While just one in five of all public complaints about ads related to digital services in 2010, that level rose to almost half (45 per cent) in 2018.
The breakdown, contained in the Advertising Standards Authority of Ireland (ASAI) 2018 report, showed the second most offending media was broadcast with 516 complaints compared to digital media’s 948.
These were followed by outdoor advertising (350) and print media (91), although the scale is probably somewhat reflective of where advertising is most consumed in contemporary media.
In total, the self-regulating ASAI received 1,682 complaints, adjudicating against 72 which were found to be in breach of their code.
While the report does not detail individual ads, one billboard and social media campaign for a nightclub attracted 64 separate complaints last year which were upheld by the watchdog.
The Donegal nightclub poster featured a close-up rear view of a woman golfer with the text “Liberty’s Your 19th Hole for the Summer”. The ASAI found it had caused “grave and widespread offence”.
The watchdog’s annual report is more statistical in nature – showing the most common category of complaints related to the food and beverage sector (289), leisure (222), and the telecommunications industry (192).

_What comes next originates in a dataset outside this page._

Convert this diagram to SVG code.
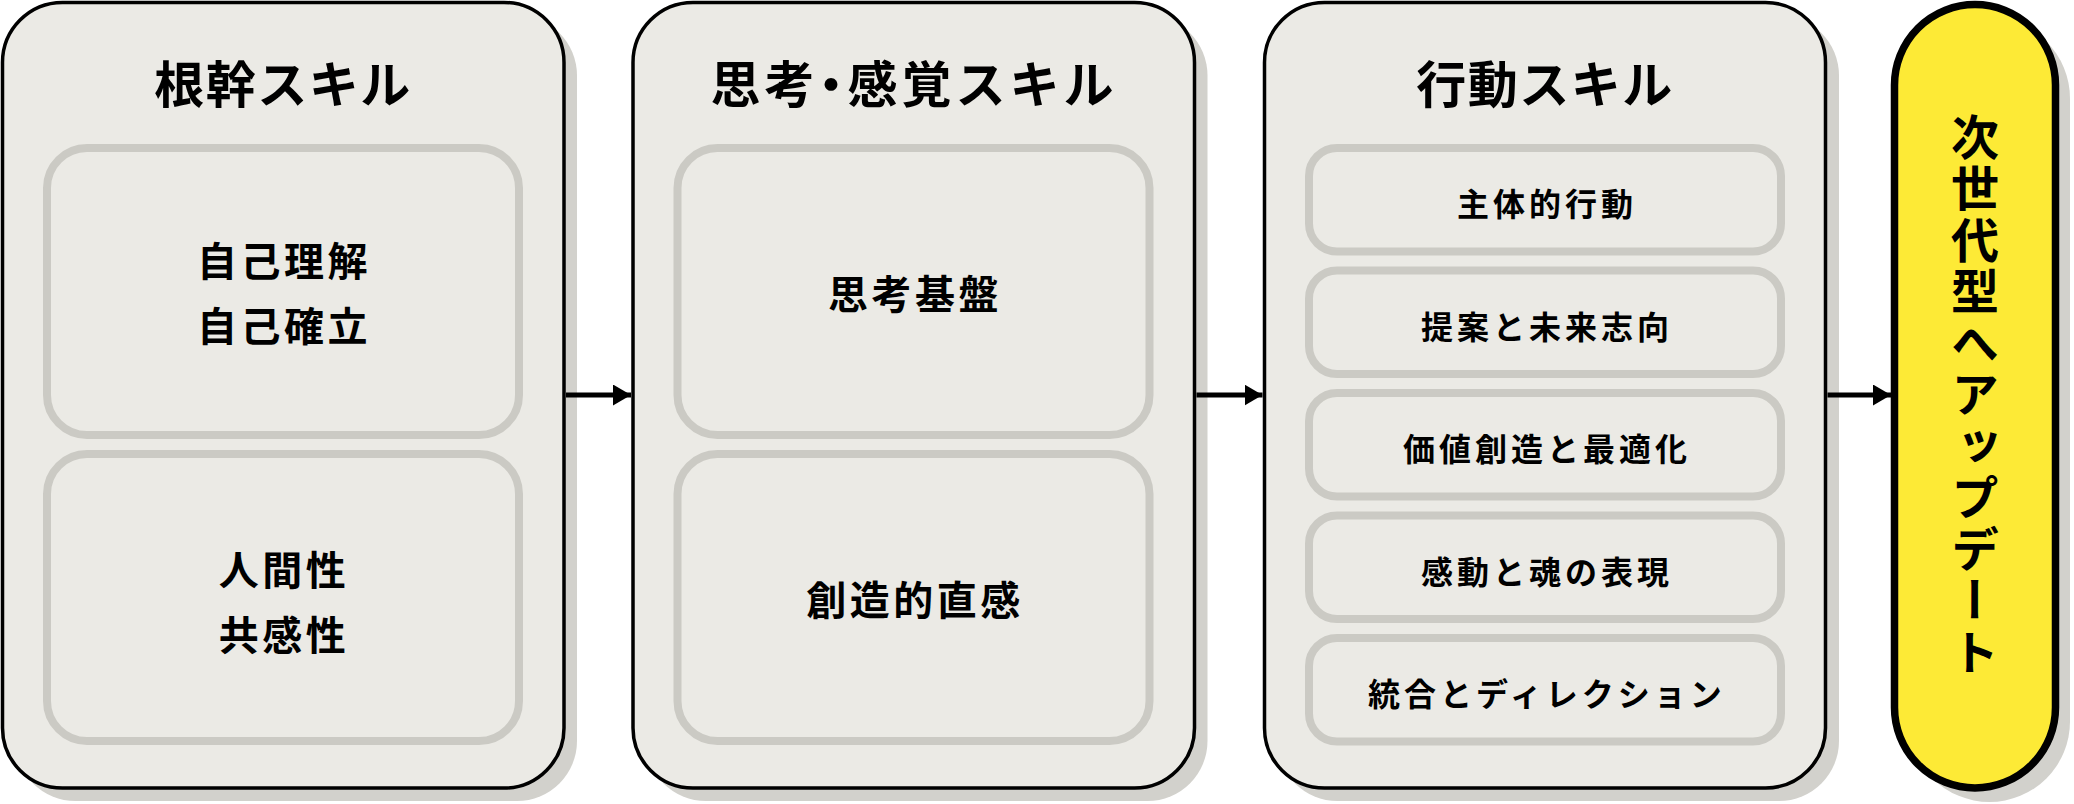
<svg xmlns="http://www.w3.org/2000/svg" width="2074" height="804" viewBox="0 0 2074 804">
<defs>
<style>
.shadow{fill:#d2d1cc;}
.outer{fill:#ebeae5;stroke:#000;stroke-width:3.5;}
.inner{fill:none;stroke:#cbcac4;stroke-width:8;}
.pill{fill:#fdea36;stroke:#000;stroke-width:7.5;}
.t{font-family:"Noto Sans CJK JP","Noto Sans",sans-serif;font-weight:700;fill:#000;text-anchor:middle;dominant-baseline:central;}
.title{font-size:50px;letter-spacing:1.5px;}
.big{font-size:40px;letter-spacing:3.5px;}
.small{font-size:32px;letter-spacing:4px;}
.vert{font-size:48px;letter-spacing:3.5px;writing-mode:vertical-rl;}
.conn{stroke:#000;stroke-width:5;fill:none;}
</style>
<marker id="arr" viewBox="0 0 18 21" refX="18" refY="10.5" markerWidth="18" markerHeight="21" markerUnits="userSpaceOnUse" orient="auto">
<path d="M0,0 L18,10.5 L0,21 Z" fill="#000"/>
</marker>
</defs>
<rect width="2074" height="804" fill="#fff"/>

<g id="node-root">
<rect class="shadow" x="15.5" y="15.5" width="561.5" height="785.5" rx="60"/>
<rect class="outer" x="2.5" y="2.5" width="561.5" height="785.5" rx="60"/>
<text class="t title" x="283" y="81">根幹スキル</text>
<rect class="inner" x="47" y="148" width="472" height="287" rx="40"/>
<text class="t big" x="284" y="258.5">自己理解</text>
<text class="t big" x="284" y="323.5">自己確立</text>
<rect class="inner" x="47" y="454" width="472" height="287" rx="40"/>
<text class="t big" x="284" y="568">人間性</text>
<text class="t big" x="284" y="633">共感性</text>
</g>

<g id="node-thinking">
<rect class="shadow" x="646" y="15.5" width="561.5" height="785.5" rx="60"/>
<rect class="outer" x="633" y="2.5" width="561.5" height="785.5" rx="60"/>
<text class="t title" x="914" y="81" style="letter-spacing:4px">思考<tspan style="font-feature-settings:'palt'">・</tspan>感覚スキル</text>
<rect class="inner" x="677.5" y="148" width="472" height="287" rx="40"/>
<text class="t big" x="915" y="291.5">思考基盤</text>
<rect class="inner" x="677.5" y="454" width="472" height="287" rx="40"/>
<text class="t big" x="915" y="597.5">創造的直感</text>
</g>

<g id="node-action">
<rect class="shadow" x="1277.5" y="15.5" width="561.5" height="785.5" rx="60"/>
<rect class="outer" x="1264.5" y="2.5" width="561" height="785.5" rx="60"/>
<text class="t title" x="1545" y="81">行動スキル</text>
<rect class="inner" x="1309" y="148" width="472" height="103.5" rx="28"/>
<text class="t small" x="1547" y="202">主体的行動</text>
<rect class="inner" x="1309" y="270.5" width="472" height="103.5" rx="28"/>
<text class="t small" x="1547" y="324.5">提案と未来志向</text>
<rect class="inner" x="1309" y="393" width="472" height="103.5" rx="28"/>
<text class="t small" x="1547" y="447">価値創造と最適化</text>
<rect class="inner" x="1309" y="515.5" width="472" height="103.5" rx="28"/>
<text class="t small" x="1547" y="569.5">感動と魂の表現</text>
<rect class="inner" x="1309" y="638" width="472" height="103.5" rx="28"/>
<text class="t small" x="1547" y="692">統合とディレクション</text>
</g>

<g id="node-update">
<rect class="shadow" x="1909" y="18" width="161" height="784" rx="80.5"/>
<rect class="pill" x="1894.5" y="4.5" width="161" height="783.5" rx="80.5"/>
<text class="t vert" x="1975" y="396">次世代型へアップデート</text>
</g>

<g id="connectors">
<line class="conn" x1="566" y1="395" x2="631" y2="395" marker-end="url(#arr)"/>
<line class="conn" x1="1196.5" y1="395" x2="1262.5" y2="395" marker-end="url(#arr)"/>
<line class="conn" x1="1827.5" y1="395" x2="1891" y2="395" marker-end="url(#arr)"/>
</g>
</svg>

There were 19 categories, excluding “miscellaneous”, with the least offensive proving to be employment and business opportunities, and agriculture. There was a 20 per cent drop in complaints on 2017 although the number of adverts that attracted complaints rose by 8 per cent.
“As the advertising ecosystem continues to evolve, it is imperative that advertising, marketing and all commercial communications do not fall into the trap of mistrust,” said ASAI chairman Sean O’Meara.
Almost two thirds of complainants (63 per cent) believed ads were misleading, while 16 per cent found them offensive.
Members of the public also raised concerns over alcohol advertising, children, food and non-alcoholic beverages, mobile and broadband advertising, and influencers and blogger claims, the Authority said.